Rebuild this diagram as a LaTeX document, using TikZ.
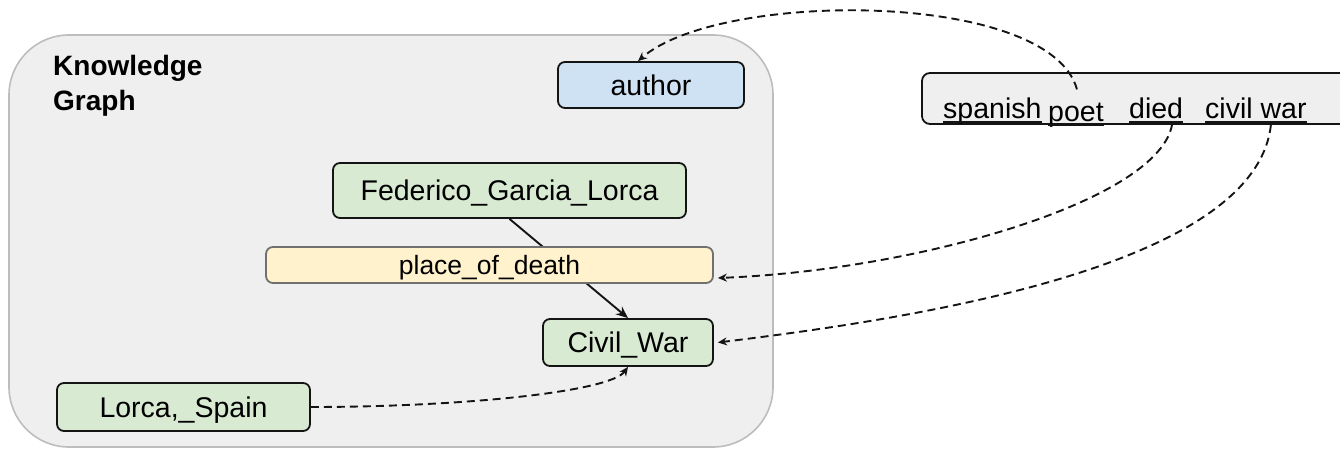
\documentclass[tikz,border=0pt]{standalone}
\usepackage{fontspec}
\setmainfont{Liberation Sans}
\usetikzlibrary{arrows.meta,calc}
\definecolor{panelfill}{HTML}{EFEFEF}
\definecolor{paneledge}{HTML}{BDBDBD}
\definecolor{bluefill}{HTML}{CFE2F3}
\definecolor{greenfill}{HTML}{D9EAD3}
\definecolor{yellowfill}{HTML}{FFF2CC}
\definecolor{ink}{HTML}{141414}
\definecolor{greyedge}{HTML}{707070}
\begin{document}
\begin{tikzpicture}[x=1pt,y=-1pt,
  txt/.style={font=\fontsize{28.5}{34}\selectfont},
  box/.style={txt,draw=ink,line width=1.8pt,rounded corners=7pt,inner sep=0pt,
    text height=20.5pt,text depth=0pt},
  entity/.style={box,fill=greenfill},
  relation/.style={box,fill=bluefill},
  predicate/.style={box,fill=yellowfill,draw=greyedge,
    font=\fontsize{26.5}{32}\selectfont,text height=19pt},
  word/.style={txt,inner sep=0pt,anchor=base west},
  kglabel/.style={font=\bfseries\fontsize{28}{34}\selectfont,inner sep=0pt,anchor=base west},
  link/.style={ink,line width=1.9pt},
  dashlink/.style={link,dash pattern=on 8pt off 5pt,-{Stealth[length=9pt,width=8pt]}},
  solidlink/.style={link,-{Stealth[length=12pt,width=10pt]}}
]
\useasboundingbox (0,0) rectangle (1340,449);
\clip (0,0) rectangle (1340,449);

% knowledge graph panel
\node[draw=paneledge,fill=panelfill,line width=1.6pt,rounded corners=60pt,
  minimum width=764pt,minimum height=412pt] (panel) at (391,241) {};
\node[kglabel] (kgA) at (53,76) {Knowledge};
\node[kglabel] (kgB) at (53,111) {Graph};

% graph nodes
\node[relation,minimum width=186pt,minimum height=46pt] (author) at (651,85) {author};
\node[entity,minimum width=353pt,minimum height=55pt] (fgl) at (509.5,190.5) {Federico\_Garcia\_Lorca};
\node[entity,minimum width=170pt,minimum height=47pt] (cw) at (628,342.5) {Civil\_War};
\node[entity,minimum width=253pt,minimum height=48pt] (lorca) at (183.5,407) {Lorca,\_Spain};

% the edge runs behind its predicate label
\draw[solidlink] (fgl.south) -- (cw.north);
\node[predicate,minimum width=447pt,minimum height=36pt] (pod) at (489.5,265) {place\_of\_death};

% input sentence
\node[draw=ink,fill=panelfill,line width=1.8pt,rounded corners=8pt,
  minimum width=478pt,minimum height=51pt] (sent) at (1161,98.5) {};
\node[word] (w1) at (943,119) {spanish};
\node[word] (w2) at (1048,122) {poet};
\node[word] (w3) at (1129,119) {died};
\node[word] (w4) at (1205,119) {civil war};
\foreach \w in {w1,w2,w3,w4}
  \draw[ink,line width=1.5pt] ($(\w.base west)+(0,3)$) -- ($(\w.base east)+(0,3)$);

% links from the sentence to the graph
\coordinate (poetTop) at ($(w2.north)+(1,-14)$);
\coordinate (diedFoot) at ($(w3.base)+(16,5)$);
\coordinate (warFoot) at ($(w4.base)+(15,6)$);
\draw[dashlink] (poetTop) .. controls (1050,-10) and (720,-10) .. ($(author.north)+(-13,0)$);
\draw[dashlink] (diedFoot) .. controls (1160,200) and (920,270) .. ($(pod.east)+(4,13)$);
\draw[dashlink] (warFoot) .. controls (1255,270) and (900,320) .. ($(cw.east)+(4,0)$);
\draw[dashlink] (lorca.east) .. controls (460,407) and (610,392) .. (cw.south);
\end{tikzpicture}
\end{document}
● ● ●
## Exercise objective:
Write out the data precisely as given, excluding the pictures.

## Answer to the problem:
Rebuild this diagram as a LaTeX document, using TikZ.
\documentclass[tikz,border=0pt]{standalone}
\usepackage{fontspec}
\setmainfont{Liberation Sans}
\usetikzlibrary{arrows.meta,calc}
\definecolor{panelfill}{HTML}{EFEFEF}
\definecolor{paneledge}{HTML}{BDBDBD}
\definecolor{bluefill}{HTML}{CFE2F3}
\definecolor{greenfill}{HTML}{D9EAD3}
\definecolor{yellowfill}{HTML}{FFF2CC}
\definecolor{ink}{HTML}{141414}
\definecolor{greyedge}{HTML}{707070}
\begin{document}
\begin{tikzpicture}[x=1pt,y=-1pt,
  txt/.style={font=\fontsize{28.5}{34}\selectfont},
  box/.style={txt,draw=ink,line width=1.8pt,rounded corners=7pt,inner sep=0pt,
    text height=20.5pt,text depth=0pt},
  entity/.style={box,fill=greenfill},
  relation/.style={box,fill=bluefill},
  predicate/.style={box,fill=yellowfill,draw=greyedge,
    font=\fontsize{26.5}{32}\selectfont,text height=19pt},
  word/.style={txt,inner sep=0pt,anchor=base west},
  kglabel/.style={font=\bfseries\fontsize{28}{34}\selectfont,inner sep=0pt,anchor=base west},
  link/.style={ink,line width=1.9pt},
  dashlink/.style={link,dash pattern=on 8pt off 5pt,-{Stealth[length=9pt,width=8pt]}},
  solidlink/.style={link,-{Stealth[length=12pt,width=10pt]}}
]
\useasboundingbox (0,0) rectangle (1340,449);
\clip (0,0) rectangle (1340,449);

% knowledge graph panel
\node[draw=paneledge,fill=panelfill,line width=1.6pt,rounded corners=60pt,
  minimum width=764pt,minimum height=412pt] (panel) at (391,241) {};
\node[kglabel] (kgA) at (53,76) {Knowledge};
\node[kglabel] (kgB) at (53,111) {Graph};

% graph nodes
\node[relation,minimum width=186pt,minimum height=46pt] (author) at (651,85) {author};
\node[entity,minimum width=353pt,minimum height=55pt] (fgl) at (509.5,190.5) {Federico\_Garcia\_Lorca};
\node[entity,minimum width=170pt,minimum height=47pt] (cw) at (628,342.5) {Civil\_War};
\node[entity,minimum width=253pt,minimum height=48pt] (lorca) at (183.5,407) {Lorca,\_Spain};

% the edge runs behind its predicate label
\draw[solidlink] (fgl.south) -- (cw.north);
\node[predicate,minimum width=447pt,minimum height=36pt] (pod) at (489.5,265) {place\_of\_death};

% input sentence
\node[draw=ink,fill=panelfill,line width=1.8pt,rounded corners=8pt,
  minimum width=478pt,minimum height=51pt] (sent) at (1161,98.5) {};
\node[word] (w1) at (943,119) {spanish};
\node[word] (w2) at (1048,122) {poet};
\node[word] (w3) at (1129,119) {died};
\node[word] (w4) at (1205,119) {civil war};
\foreach \w in {w1,w2,w3,w4}
  \draw[ink,line width=1.5pt] ($(\w.base west)+(0,3)$) -- ($(\w.base east)+(0,3)$);

% links from the sentence to the graph
\coordinate (poetTop) at ($(w2.north)+(1,-14)$);
\coordinate (diedFoot) at ($(w3.base)+(16,5)$);
\coordinate (warFoot) at ($(w4.base)+(15,6)$);
\draw[dashlink] (poetTop) .. controls (1050,-10) and (720,-10) .. ($(author.north)+(-13,0)$);
\draw[dashlink] (diedFoot) .. controls (1160,200) and (920,270) .. ($(pod.east)+(4,13)$);
\draw[dashlink] (warFoot) .. controls (1255,270) and (900,320) .. ($(cw.east)+(4,0)$);
\draw[dashlink] (lorca.east) .. controls (460,407) and (610,392) .. (cw.south);
\end{tikzpicture}
\end{document}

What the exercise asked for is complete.